三月平成中村座 勘九郎襲名 昼の部

kenboutei2012-03-04

勘九郎襲名興行は、新橋演舞場から平成中村座に劇場を移し、二ヶ月目に突入。今日は昼の部。この小屋で初めて二階席で観る。小じんまりとした劇場の全体が見回せて案外良い。
『暫』海老蔵の『暫』。日生の弁慶よりはまだマシだったが・・・。
3年振りの『暫』だが、甲の声のオブラートに包んだような、こちらがモゾモゾと落ち着かなくなる発声や、全体的に平板な調子、最後の引っ込みで「うーん、うーん」と唸る悪癖は、全く変わっていない。帰宅後に感想を簡単にメモし、その後に3年前の感想を確認したら、同じ事を指摘しているので、笑ってしまった。横顔の錦絵的立派さも、同じ感想。つまり、海老蔵は何も変わっておらず、自分が感じる発声の悪癖も、海老蔵にとっては、そうではないということなのだろう。(自分の見方が変わっていないということでもあるが。)
一方で、平成中村座の舞台で『暫』を観るのは、なかなか良い。同じような古典的様式美であった先月の『対面』では、予想に反して劇場の狭さが不利に働いたが、『暫』はこの狭さが良い。鎌倉権五郎の大きさが、一段と映えて見えるし、二階から見下ろすと、浮世絵でよく観る劇場図そのもので、雰囲気があった。

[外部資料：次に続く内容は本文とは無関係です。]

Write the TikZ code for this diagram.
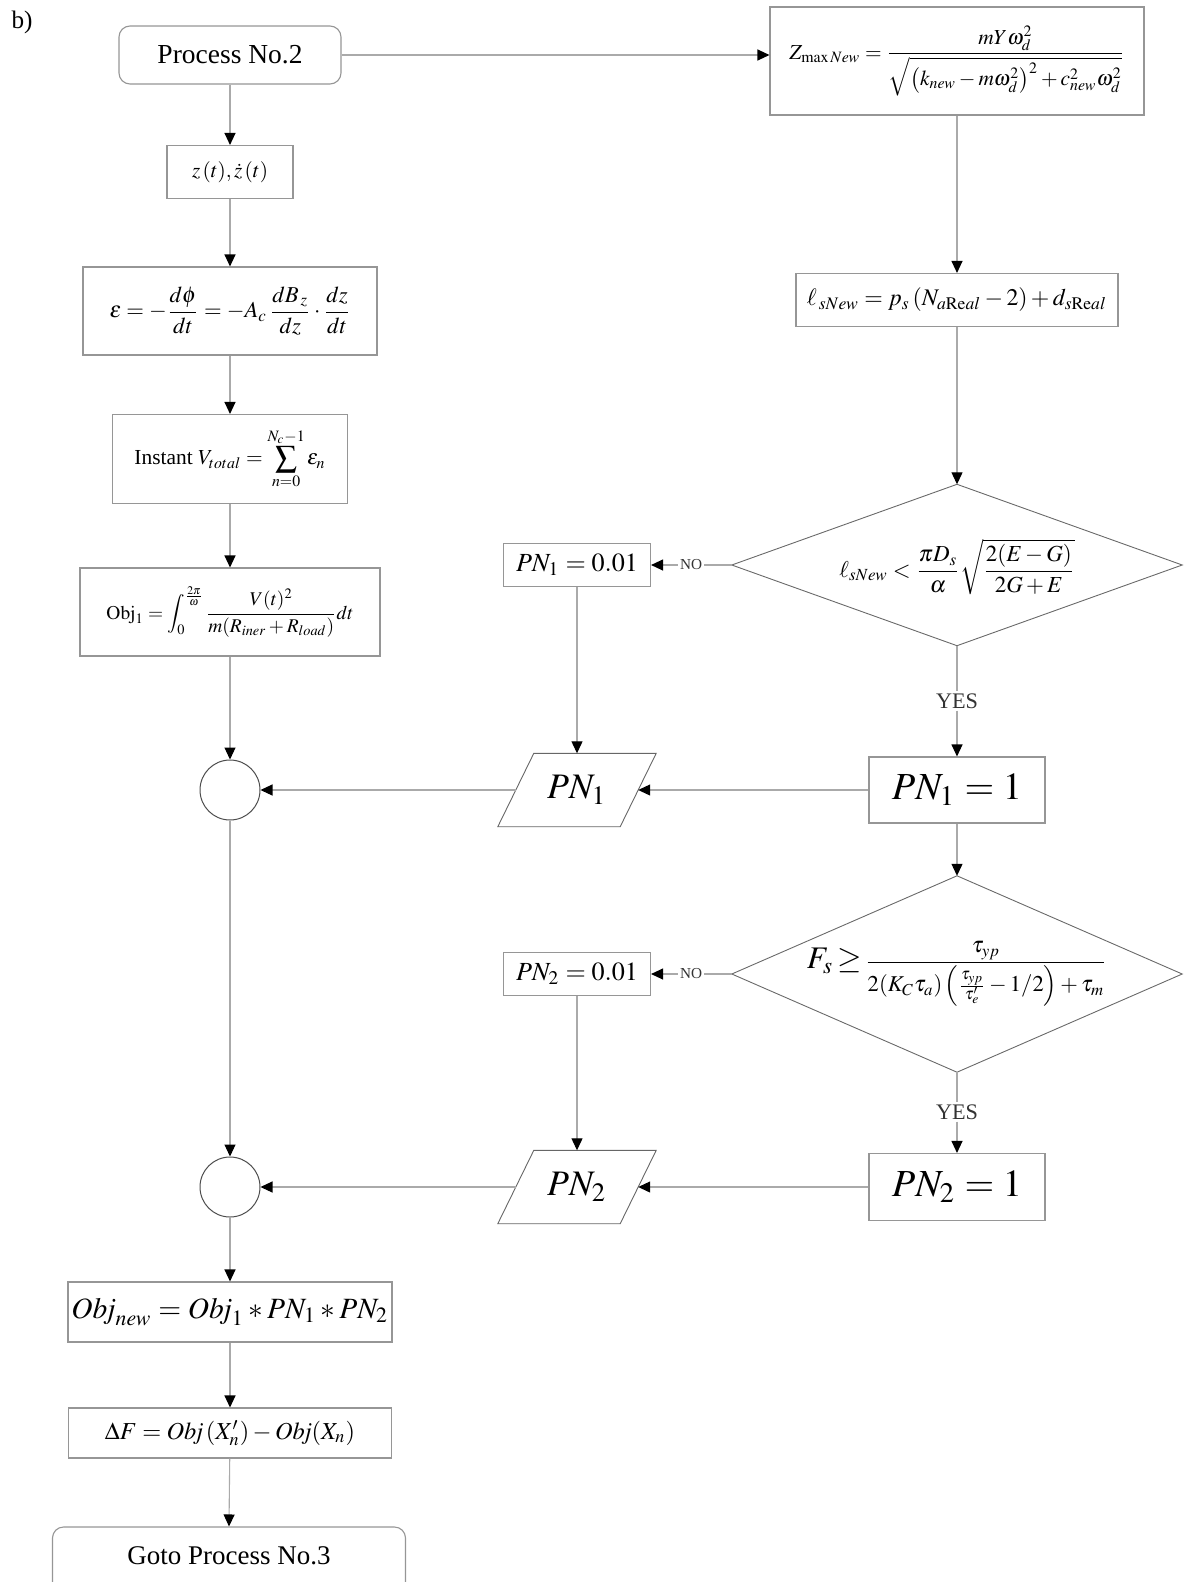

我當がウケで出演。最初は台詞が覚束なかったが、後半はさすがに座頭クラスの存在感があった。息子の進之介も久しぶり。そんなに違和感はなかった。父親にも似てきた。
他に七之助、猿弥、男女蔵。山左衛門の腹出しは珍しいが、台詞がぞんざい。
3年前の感想では、それでも新しい歌舞伎座海老蔵の『暫』が観たいと書いているが、今日の出来のままなら、ちょっと遠慮したい。(襲名時の感動はどこへ行ってしまったのだろう。)

『一條大蔵譚』勘九郎の襲名披露狂言。実に新鮮で、かつ立派に大蔵卿を演じきった。
もっとも、「檜垣」はそれほどでもない。作り阿呆の顔が子供っぽく、わざとらしさが垣間見えてしまう。
しかし「奥庭」はすこぶる良い。弓を引く仕種で糸に乗って形になるところなどは、きっぱりと美しい。このシャープさは、中村屋の芸風とはひと味違う。その違いがむしろ面白く感じる。丁寧さ、一生懸命さ、その成果としての形の美しさ。観ていて気持ちの良い大蔵卿であった。
(とはいえ、帰宅後、十七代目の大蔵卿をビデオで見直すと、やはりこれは凄い。先代勘三郎は、ただ普通に歩いているだけで、何も芝居をしていないのに、大蔵卿に見えてしまう。歩き方まで気を遣い、一生懸命大蔵卿を演じている勘九郎にはまだ到達できない領域。もちろん、これは年輪の差なので、勘九郎は今のままの一生懸命さを大事にしてもらいたい。)
仁左衛門が鬼次郎で付き合うが、あまり面白味なし。お京は七之助だったが、仁左衛門に伍して健闘。
小山三がなんと鳴瀬で大奮闘。次々と大事な役を与えられることで、若くなっている。長生きの秘訣。
扇雀常盤御前は、声の抑揚が良くない。
舞鶴雪月花』桜の精で七之助。形がきれいに見えるようになった。仁左衛門が孫の千之助とキリギリス、ではなく、松虫。スッポンから登場し、スッポンから退場。恰好だけでも微笑ましく、面白い。
最後は勘三郎の雪だるま。溶けていき、雪をかき集めるところが面白い。舞台奥が開き、朝日が上り、とうとう雪だるまが溶ける。

十一月からロングランの平成中村座であるが、ようやく春が来た、という感じ。